Dual-Use Technologies & Additional Requirements: For certain broader technology fields (categories 10-19 in the official list, covering areas like solid rocket fuel, certain submersible/UUV tech, specific sonar, space tech, semiconductors, tamper resistance, comms jamming, cryptography, and cyber tech) that have significant potential for civilian application (dual-use), an "Additional Requirement" (fuka youken) applies during the first review. This means an application in these fields will only be forwarded for the second review if it also meets conditions designed to limit the scope to cases with less industrial disruption, such as inventions developed primarily for defense purposes or with government funding.

The First-Filing Obligation in Japan

A critical aspect for companies conducting R&D in Japan is the "First-Filing Obligation" (dai-ikko shugan gimu) under Article 78.

  • The Rule: If an invention (that is not yet public knowledge) falls within one of the "Specified Technology Fields" and was made in Japan, a patent application for that invention must generally be filed first with the JPO.
  • Restriction on Foreign Filing: Such an invention cannot be filed in any foreign country (including PCT applications) until one of the following occurs:
    1. The JPO completes its first review (within 3 months) and decides not to forward the application to the Cabinet Office.
    2. The application is forwarded, but 10 months pass from the original Japanese filing date without a Preservation Designation being issued.
    3. A Preservation Designation was issued, but it is subsequently lifted or expires without renewal.
  • Consequences of Violation: Filing abroad in violation of this rule can result in criminal penalties (Art. 94).

Pre-filing Consultation System (事前確認制度 - jizen kakunin seido) (Art. 9):

What if a company makes an invention in Japan in a potentially sensitive field but wants to file first in the US or another country?

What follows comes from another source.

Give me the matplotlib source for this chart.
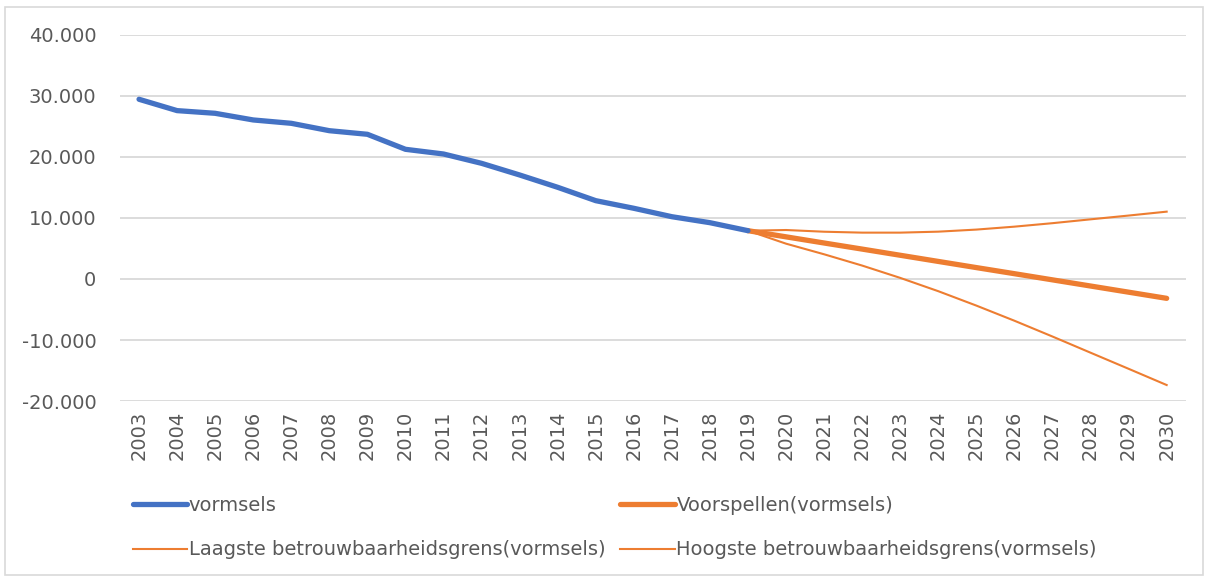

Article 79 provides a mechanism to seek advance clearance.

  • An applicant can submit details of the invention to the JPO before filing any patent application and request confirmation on whether filing it directly abroad would violate the Article 78 prohibition.
  • The JPO (and potentially the Cabinet Office, if the invention falls into a specified field) reviews the request.
  • If they determine the invention is not in a specified field OR that it falls into a specified field but its disclosure is clearly not expected to impact national security, they will issue a notice permitting foreign filing. This clearance allows the applicant to bypass the first-filing-in-Japan requirement for that specific invention.
  • This consultation process requires a fee.

Compensation for Losses

If an applicant suffers financial losses as a direct result of a Preservation Designation, they are entitled to compensation from the Japanese government (Article 80).

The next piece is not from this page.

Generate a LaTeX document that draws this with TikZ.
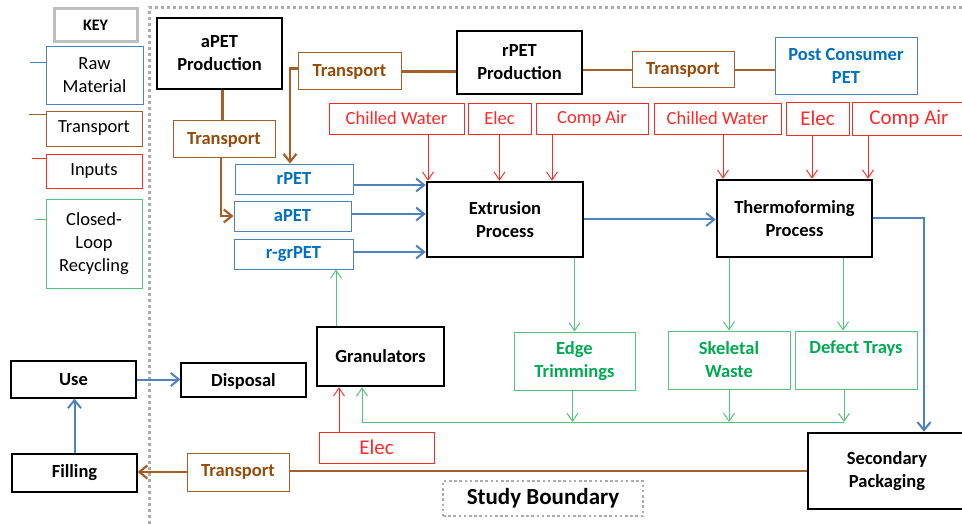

  • Scope: Compensation covers "losses that would ordinarily arise" (tsuujou shouzubeki sonshitsu) due to the designation. This could potentially include damages from being unable to work the invention or losses resulting from the inability to secure or enforce patent rights abroad due to the filing restrictions. Proving the amount and causation will likely be necessary.
  • Procedure: The applicant must file a claim with the Cabinet Office. The government determines the appropriate compensation amount, potentially consulting experts. If the applicant disagrees with the determined amount, they have six months to file a lawsuit seeking an increase.

Effective Date and Applicability

The patent non-disclosure system under the ESPA came into effect on May 1, 2024. It applies to patent applications filed with the JPO on or after this date.

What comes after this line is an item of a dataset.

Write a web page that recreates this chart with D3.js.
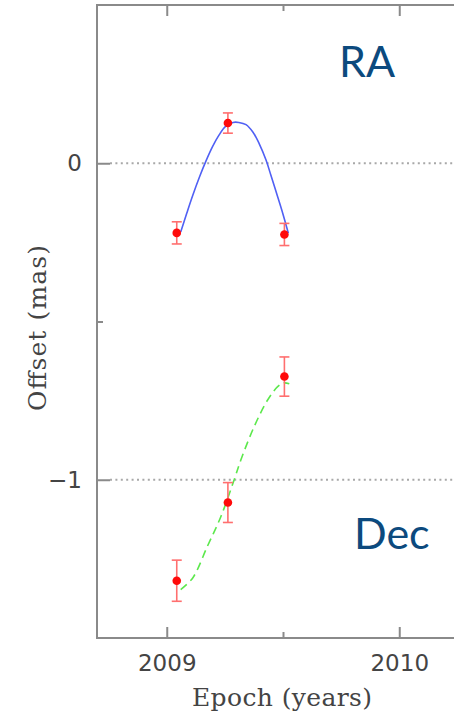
<!DOCTYPE html>
<html>
<head>
<meta charset="utf-8">
<script src="https://cdn.jsdelivr.net/npm/d3@7"></script>
<style>
  html, body { margin: 0; padding: 0; background: #fff; overflow: hidden; }
  svg { display: block; }
</style>
</head>
<body>
<svg id="chart" width="454" height="716"></svg>
<script>
// Observation epochs (years) shared by both coordinates
const epochs = [2009.043, 2009.263, 2009.506];

// Right ascension offsets (mas) and 1-sigma errors
const raOffsets = [-0.220, 0.127, -0.225];
const raErrors  = [0.035, 0.032, 0.035];

// Declination offsets (mas) and 1-sigma errors
const decOffsets = [-1.319, -1.072, -0.674];
const decErrors  = [0.065, 0.063, 0.062];

// Fitted model tracks, sampled along the epoch range
const raFitEpochs  = [2009.060, 2009.086, 2009.112, 2009.142, 2009.168, 2009.198, 2009.224, 2009.254, 2009.285, 2009.310, 2009.341, 2009.371, 2009.397, 2009.427, 2009.448, 2009.477, 2009.500, 2009.523];
const raFitOffsets = [-0.217, -0.158, -0.101, -0.041, 0.006, 0.054, 0.088, 0.117, 0.129, 0.129, 0.122, 0.098, 0.063, 0.010, -0.038, -0.106, -0.161, -0.221];

const decFitEpochs  = [2009.060, 2009.111, 2009.175, 2009.233, 2009.290, 2009.319, 2009.376, 2009.434, 2009.477, 2009.504, 2009.527];
const decFitOffsets = [-1.347, -1.311, -1.210, -1.116, -1.000, -0.937, -0.832, -0.748, -0.706, -0.694, -0.697];

// Axis ticks
const xMajorTicks = [2009, 2010];
const xMinorTicks = [2009.5];
const yMajorTicks = [0, -1];
const yMinorTicks = [-0.5];
const refLines = [0, -1];

const svg = d3.select("#chart");
const plotLeft = 97, plotTop = 5, plotBottom = 638, plotRight = 469;

const x = d3.scaleLinear().domain([2008.7, 2010.3]).range([plotLeft, plotRight]);
const y = d3.scaleLinear().domain([-1.5, 0.5]).range([plotBottom, plotTop]);

const axisColor = "#8a8a8a";
const textColor = "#444444";

// Dotted reference lines
svg.selectAll("line.ref").data(refLines).join("line")
  .attr("class", "ref")
  .attr("x1", plotLeft + 13).attr("x2", plotRight)
  .attr("y1", d => y(d)).attr("y2", d => y(d))
  .attr("stroke", "#a8a8a8").attr("stroke-width", 1.8)
  .attr("stroke-dasharray", "2,3.4");

// Frame
svg.append("rect")
  .attr("x", plotLeft).attr("y", plotTop)
  .attr("width", plotRight - plotLeft).attr("height", plotBottom - plotTop)
  .attr("fill", "none").attr("stroke", axisColor).attr("stroke-width", 2);

function styleAxis(g) {
  g.select(".domain").remove();
  g.selectAll(".tick line").attr("stroke", axisColor).attr("stroke-width", 2);
  g.selectAll(".tick text")
    .attr("fill", textColor)
    .attr("font-family", "'DejaVu Sans', sans-serif")
    .attr("font-size", 23);
}

// Bottom axis with labels
svg.append("g").attr("transform", `translate(0,${plotBottom})`)
  .call(d3.axisBottom(x).tickValues(xMajorTicks).tickFormat(d3.format("d")).tickSize(-11).tickPadding(17))
  .call(styleAxis);
svg.append("g").attr("transform", `translate(0,${plotBottom})`)
  .call(d3.axisBottom(x).tickValues(xMinorTicks).tickFormat("").tickSize(-6))
  .call(styleAxis);

// Top axis, ticks only
svg.append("g").attr("transform", `translate(0,${plotTop})`)
  .call(d3.axisTop(x).tickValues(xMajorTicks).tickFormat("").tickSize(-11))
  .call(styleAxis);
svg.append("g").attr("transform", `translate(0,${plotTop})`)
  .call(d3.axisTop(x).tickValues(xMinorTicks).tickFormat("").tickSize(-6))
  .call(styleAxis);

// Left axis with labels
svg.append("g").attr("transform", `translate(${plotLeft},0)`)
  .call(d3.axisLeft(y).tickValues(yMajorTicks).tickFormat(d3.format("d")).tickSize(-13).tickPadding(15))
  .call(styleAxis);
svg.append("g").attr("transform", `translate(${plotLeft},0)`)
  .call(d3.axisLeft(y).tickValues(yMinorTicks).tickFormat("").tickSize(-6))
  .call(styleAxis);

// Axis titles
svg.append("text")
  .attr("x", 282).attr("y", 706)
  .attr("text-anchor", "middle")
  .attr("font-family", "'DejaVu Serif', serif").attr("font-size", 25)
  .attr("fill", textColor)
  .attr("textLength", 180).attr("lengthAdjust", "spacing")
  .text("Epoch (years)");

svg.append("text")
  .attr("transform", "translate(46,328) rotate(-90)")
  .attr("text-anchor", "middle")
  .attr("font-family", "'DejaVu Serif', serif").attr("font-size", 25)
  .attr("fill", textColor)
  .attr("textLength", 166).attr("lengthAdjust", "spacing")
  .text("Offset (mas)");

// Model tracks
const line = d3.line().x(d => x(d[0])).y(d => y(d[1])).curve(d3.curveCatmullRom);

svg.append("path")
  .datum(d3.zip(raFitEpochs, raFitOffsets))
  .attr("d", line)
  .attr("fill", "none").attr("stroke", "#5060f4").attr("stroke-width", 1.6);

svg.append("path")
  .datum(d3.zip(decFitEpochs, decFitOffsets))
  .attr("d", line)
  .attr("fill", "none").attr("stroke", "#5ce84c").attr("stroke-width", 1.6)
  .attr("stroke-dasharray", "8,5");

// Measurements with error bars
function drawSeries(values, errors) {
  const data = epochs.map((t, i) => ({ t, v: values[i], e: errors[i] }));
  const g = svg.append("g");
  const bars = g.selectAll("g").data(data).join("g");
  bars.append("line")
    .attr("x1", d => x(d.t)).attr("x2", d => x(d.t))
    .attr("y1", d => y(d.v + d.e)).attr("y2", d => y(d.v - d.e))
    .attr("stroke", "#ff6f6f").attr("stroke-width", 1.6);
  [1, -1].forEach(s => {
    bars.append("line")
      .attr("x1", d => x(d.t) - 5).attr("x2", d => x(d.t) + 5)
      .attr("y1", d => y(d.v + s * d.e)).attr("y2", d => y(d.v + s * d.e))
      .attr("stroke", "#ff6f6f").attr("stroke-width", 1.6);
  });
  bars.append("circle")
    .attr("cx", d => x(d.t)).attr("cy", d => y(d.v))
    .attr("r", 4.3).attr("fill", "#ff0a0a");
}
drawSeries(raOffsets, raErrors);
drawSeries(decOffsets, decErrors);

// Panel labels
svg.append("text")
  .attr("x", 339).attr("y", 77)
  .attr("font-family", "Lato, 'Open Sans', sans-serif").attr("font-size", 43)
  .attr("fill", "#0c4a7e")
  .text("RA");
svg.append("text")
  .attr("x", 354).attr("y", 549)
  .attr("font-family", "Lato, 'Open Sans', sans-serif").attr("font-size", 43)
  .attr("fill", "#0c4a7e")
  .text("Dec");
</script>
</body>
</html>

Key Implications for US Companies

This new system has several important ramifications for US businesses:

  • R&D Activities in Japan: Inventions conceived or reduced to practice in Japan by employees of a US subsidiary, or through joint R&D with Japanese partners, could fall under the first-filing obligation if they touch upon the specified sensitive technology fields.
  • Need for Internal Screening: Companies, particularly those in potentially sensitive sectors (aerospace, defense, advanced computing, nuclear, communications, semiconductors), need robust internal procedures to assess whether inventions originating from Japan fall into the "Specified Technology Fields" before making any foreign filing decisions.
  • Impact on Global Patent Strategy: The potential for a 3-month (first review) or up to 10-month (second review) delay, or even a complete block on foreign filing, must be factored into global patent portfolio strategies. This could affect decisions regarding PCT applications, priority timelines, and coordinating international filings.
  • Collaboration and Licensing: When collaborating with Japanese companies or universities, or licensing technology from them, US companies need to understand if the underlying inventions might be subject to this system. Agreements should address information handling, potential disclosure restrictions, and responsibilities related to the non-disclosure procedures.
  • Compliance Burden: If an application becomes subject to review or designation, companies must be prepared to engage with the JPO and Cabinet Office, manage information according to specific requirements, seek necessary permissions for working or sharing the invention, and understand the potential penalties for non-compliance.

Conclusion: Awareness and Adaptation are Essential

Japan's Patent Application Non-Disclosure System marks a significant shift in its IP landscape, aligning it more closely with other major nations prioritizing economic security. While the initial scope may focus on clearly defense-related or highly sensitive technologies, US companies operating in or collaborating with Japan, especially in advanced technology sectors, must be aware of its existence and potential impact. Understanding the definition of "Specified Technology Fields," the implications of the first-filing obligation for inventions made in Japan, and the potential restrictions imposed by a Preservation Designation is now essential for effective IP strategy and risk management. Proactive internal assessment and adaptation of filing and collaboration practices will be key to navigating this new regulatory environment successfully.